--- START AVAILABLE DATA ---
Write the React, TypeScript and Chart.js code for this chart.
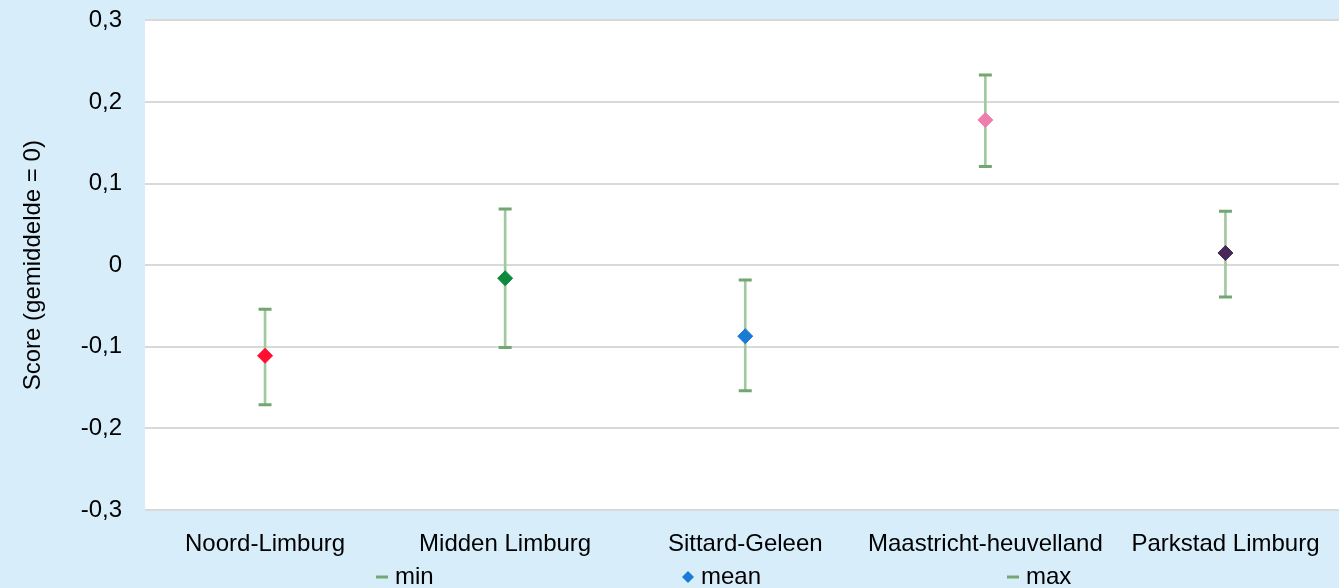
import React, { useEffect, useRef } from "react";
import { Chart, registerables } from "chart.js";

Chart.register(...registerables);

const categories = [
  "Noord-Limburg",
  "Midden Limburg",
  "Sittard-Geleen",
  "Maastricht-heuvelland",
  "Parkstad Limburg",
];
const meanValues = [-0.111, -0.016, -0.087, 0.178, 0.015];
const minValues = [-0.171, -0.101, -0.154, 0.121, -0.039];
const maxValues = [-0.054, 0.069, -0.018, 0.233, 0.066];
const meanColors = ["#fe0f2f", "#0f8a3c", "#1a7ad4", "#ee7fad", "#472a58"];
const yTicks = [-0.3, -0.2, -0.1, 0, 0.1, 0.2, 0.3];
const legendLabels = ["min", "mean", "max"];

const FONT = '"Liberation Sans", Arial, Helvetica, sans-serif';
const FS = 24;
const BG = "#d7edfa";
const CAP = "#72a672";
const WHISKER = "#a0c9a0";

const fmt = (v: number) => {
  if (Math.abs(v) < 1e-9) return "0";
  return v.toFixed(1).replace(".", ",");
};

const bgPlugin = {
  id: "bgPlugin",
  beforeDraw(chart: any) {
    const { ctx, chartArea } = chart;
    ctx.save();
    ctx.fillStyle = BG;
    ctx.fillRect(0, 0, chart.width, chart.height);
    ctx.fillStyle = "#ffffff";
    ctx.fillRect(chartArea.left, chartArea.top, chartArea.right - chartArea.left, chartArea.bottom - chartArea.top);
    ctx.restore();
  },
};

const legendPlugin = {
  id: "customLegend",
  afterDraw(chart: any) {
    const { ctx } = chart;
    const kinds = ["line", "diamond", "line"];
    const colors = [CAP, meanColors[2], CAP];
    const starts = [376, 682, 1007];
    ctx.save();
    ctx.font = `${FS}px ${FONT}`;
    ctx.textBaseline = "middle";
    const y = 577;
    const marker = 12;
    const gapText = 7;
    legendLabels.forEach((label, i) => {
      const x = starts[i];
      if (kinds[i] === "line") {
        ctx.strokeStyle = colors[i];
        ctx.lineWidth = 3;
        ctx.beginPath();
        ctx.moveTo(x, y);
        ctx.lineTo(x + marker, y);
        ctx.stroke();
      } else {
        const cx = x + marker / 2;
        const r = 6;
        ctx.fillStyle = colors[i];
        ctx.beginPath();
        ctx.moveTo(cx - r, y);
        ctx.lineTo(cx, y - r);
        ctx.lineTo(cx + r, y);
        ctx.lineTo(cx, y + r);
        ctx.closePath();
        ctx.fill();
      }
      ctx.fillStyle = "#000";
      ctx.fillText(label, x + marker + gapText, y);
    });
    ctx.restore();
  },
};

export default function App() {
  const ref = useRef<HTMLCanvasElement | null>(null);

  useEffect(() => {
    document.body.style.margin = "0";
    document.body.style.overflow = "hidden";
    document.documentElement.style.overflow = "hidden";
    const canvas = ref.current;
    if (!canvas) return;
    const ranges = minValues.map((m, i) => [m, maxValues[i]]);
    const chart = new Chart(canvas, {
      type: "bar",
      data: {
        labels: categories,
        datasets: [
          {
            type: "line",
            label: "mean",
            data: meanValues,
            showLine: false,
            pointStyle: "rectRot",
            pointRadius: 7.5,
            pointBackgroundColor: meanColors,
            pointBorderColor: meanColors,
            pointBorderWidth: 1,
            order: 0,
          } as any,
          {
            type: "line",
            label: "min",
            data: minValues,
            showLine: false,
            pointStyle: "line",
            pointRadius: 6.5,
            pointBorderColor: CAP,
            pointBorderWidth: 3,
            order: 1,
          } as any,
          {
            type: "line",
            label: "max",
            data: maxValues,
            showLine: false,
            pointStyle: "line",
            pointRadius: 6.5,
            pointBorderColor: CAP,
            pointBorderWidth: 3,
            order: 1,
          } as any,
          {
            type: "bar",
            label: "range",
            data: ranges,
            backgroundColor: WHISKER,
            barThickness: 2,
            borderWidth: 0,
            order: 2,
          } as any,
        ],
      },
      options: {
        responsive: false,
        animation: false,
        events: [],
        layout: { padding: { top: 3, right: 0, bottom: 0, left: 0 } },
        plugins: {
          legend: { display: false },
          tooltip: { enabled: false },
        },
        scales: {
          x: {
            grid: { display: false, drawTicks: false },
            border: { display: false },
            ticks: {
              color: "#000",
              font: { family: FONT, size: FS },
              padding: 20,
              maxRotation: 0,
              autoSkip: false,
            },
            afterFit(scale: any) {
              scale.height = 78;
            },
          },
          y: {
            min: -0.3,
            max: 0.3,
            afterBuildTicks(scale: any) {
              scale.ticks = yTicks.map((v) => ({ value: v }));
            },
            grid: {
              color: "#d9d9d9",
              lineWidth: 2,
              drawTicks: true,
              tickLength: 17,
              tickColor: "rgba(0,0,0,0)",
            },
            border: { display: false },
            ticks: {
              color: "#000",
              font: { family: FONT, size: FS },
              padding: 6,
              callback: (v: any) => fmt(Number(v)),
            },
            title: {
              display: true,
              text: "Score (gemiddelde = 0)",
              color: "#000",
              font: { family: FONT, size: FS },
              padding: { top: 19, bottom: 0 },
            },
            afterFit(scale: any) {
              scale.width = 145;
            },
          },
        },
      },
      plugins: [bgPlugin, legendPlugin],
    });
    return () => chart.destroy();
  }, []);

  return (
    <div style={{ width: 1355, height: 588, overflow: "hidden" }}>
      <canvas ref={ref} width={1355} height={588} style={{ display: "block", width: 1355, height: 588 }} />
    </div>
  );
}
--- END AVAILABLE DATA ---
> [AIM]
Repeat the listing in full and exactly. Leave any pictures out.

> [FINAL ANSWER]
Write the React, TypeScript and Chart.js code for this chart.
import React, { useEffect, useRef } from "react";
import { Chart, registerables } from "chart.js";

Chart.register(...registerables);

const categories = [
  "Noord-Limburg",
  "Midden Limburg",
  "Sittard-Geleen",
  "Maastricht-heuvelland",
  "Parkstad Limburg",
];
const meanValues = [-0.111, -0.016, -0.087, 0.178, 0.015];
const minValues = [-0.171, -0.101, -0.154, 0.121, -0.039];
const maxValues = [-0.054, 0.069, -0.018, 0.233, 0.066];
const meanColors = ["#fe0f2f", "#0f8a3c", "#1a7ad4", "#ee7fad", "#472a58"];
const yTicks = [-0.3, -0.2, -0.1, 0, 0.1, 0.2, 0.3];
const legendLabels = ["min", "mean", "max"];

const FONT = '"Liberation Sans", Arial, Helvetica, sans-serif';
const FS = 24;
const BG = "#d7edfa";
const CAP = "#72a672";
const WHISKER = "#a0c9a0";

const fmt = (v: number) => {
  if (Math.abs(v) < 1e-9) return "0";
  return v.toFixed(1).replace(".", ",");
};

const bgPlugin = {
  id: "bgPlugin",
  beforeDraw(chart: any) {
    const { ctx, chartArea } = chart;
    ctx.save();
    ctx.fillStyle = BG;
    ctx.fillRect(0, 0, chart.width, chart.height);
    ctx.fillStyle = "#ffffff";
    ctx.fillRect(chartArea.left, chartArea.top, chartArea.right - chartArea.left, chartArea.bottom - chartArea.top);
    ctx.restore();
  },
};

const legendPlugin = {
  id: "customLegend",
  afterDraw(chart: any) {
    const { ctx } = chart;
    const kinds = ["line", "diamond", "line"];
    const colors = [CAP, meanColors[2], CAP];
    const starts = [376, 682, 1007];
    ctx.save();
    ctx.font = `${FS}px ${FONT}`;
    ctx.textBaseline = "middle";
    const y = 577;
    const marker = 12;
    const gapText = 7;
    legendLabels.forEach((label, i) => {
      const x = starts[i];
      if (kinds[i] === "line") {
        ctx.strokeStyle = colors[i];
        ctx.lineWidth = 3;
        ctx.beginPath();
        ctx.moveTo(x, y);
        ctx.lineTo(x + marker, y);
        ctx.stroke();
      } else {
        const cx = x + marker / 2;
        const r = 6;
        ctx.fillStyle = colors[i];
        ctx.beginPath();
        ctx.moveTo(cx - r, y);
        ctx.lineTo(cx, y - r);
        ctx.lineTo(cx + r, y);
        ctx.lineTo(cx, y + r);
        ctx.closePath();
        ctx.fill();
      }
      ctx.fillStyle = "#000";
      ctx.fillText(label, x + marker + gapText, y);
    });
    ctx.restore();
  },
};

export default function App() {
  const ref = useRef<HTMLCanvasElement | null>(null);

  useEffect(() => {
    document.body.style.margin = "0";
    document.body.style.overflow = "hidden";
    document.documentElement.style.overflow = "hidden";
    const canvas = ref.current;
    if (!canvas) return;
    const ranges = minValues.map((m, i) => [m, maxValues[i]]);
    const chart = new Chart(canvas, {
      type: "bar",
      data: {
        labels: categories,
        datasets: [
          {
            type: "line",
            label: "mean",
            data: meanValues,
            showLine: false,
            pointStyle: "rectRot",
            pointRadius: 7.5,
            pointBackgroundColor: meanColors,
            pointBorderColor: meanColors,
            pointBorderWidth: 1,
            order: 0,
          } as any,
          {
            type: "line",
            label: "min",
            data: minValues,
            showLine: false,
            pointStyle: "line",
            pointRadius: 6.5,
            pointBorderColor: CAP,
            pointBorderWidth: 3,
            order: 1,
          } as any,
          {
            type: "line",
            label: "max",
            data: maxValues,
            showLine: false,
            pointStyle: "line",
            pointRadius: 6.5,
            pointBorderColor: CAP,
            pointBorderWidth: 3,
            order: 1,
          } as any,
          {
            type: "bar",
            label: "range",
            data: ranges,
            backgroundColor: WHISKER,
            barThickness: 2,
            borderWidth: 0,
            order: 2,
          } as any,
        ],
      },
      options: {
        responsive: false,
        animation: false,
        events: [],
        layout: { padding: { top: 3, right: 0, bottom: 0, left: 0 } },
        plugins: {
          legend: { display: false },
          tooltip: { enabled: false },
        },
        scales: {
          x: {
            grid: { display: false, drawTicks: false },
            border: { display: false },
            ticks: {
              color: "#000",
              font: { family: FONT, size: FS },
              padding: 20,
              maxRotation: 0,
              autoSkip: false,
            },
            afterFit(scale: any) {
              scale.height = 78;
            },
          },
          y: {
            min: -0.3,
            max: 0.3,
            afterBuildTicks(scale: any) {
              scale.ticks = yTicks.map((v) => ({ value: v }));
            },
            grid: {
              color: "#d9d9d9",
              lineWidth: 2,
              drawTicks: true,
              tickLength: 17,
              tickColor: "rgba(0,0,0,0)",
            },
            border: { display: false },
            ticks: {
              color: "#000",
              font: { family: FONT, size: FS },
              padding: 6,
              callback: (v: any) => fmt(Number(v)),
            },
            title: {
              display: true,
              text: "Score (gemiddelde = 0)",
              color: "#000",
              font: { family: FONT, size: FS },
              padding: { top: 19, bottom: 0 },
            },
            afterFit(scale: any) {
              scale.width = 145;
            },
          },
        },
      },
      plugins: [bgPlugin, legendPlugin],
    });
    return () => chart.destroy();
  }, []);

  return (
    <div style={{ width: 1355, height: 588, overflow: "hidden" }}>
      <canvas ref={ref} width={1355} height={588} style={{ display: "block", width: 1355, height: 588 }} />
    </div>
  );
}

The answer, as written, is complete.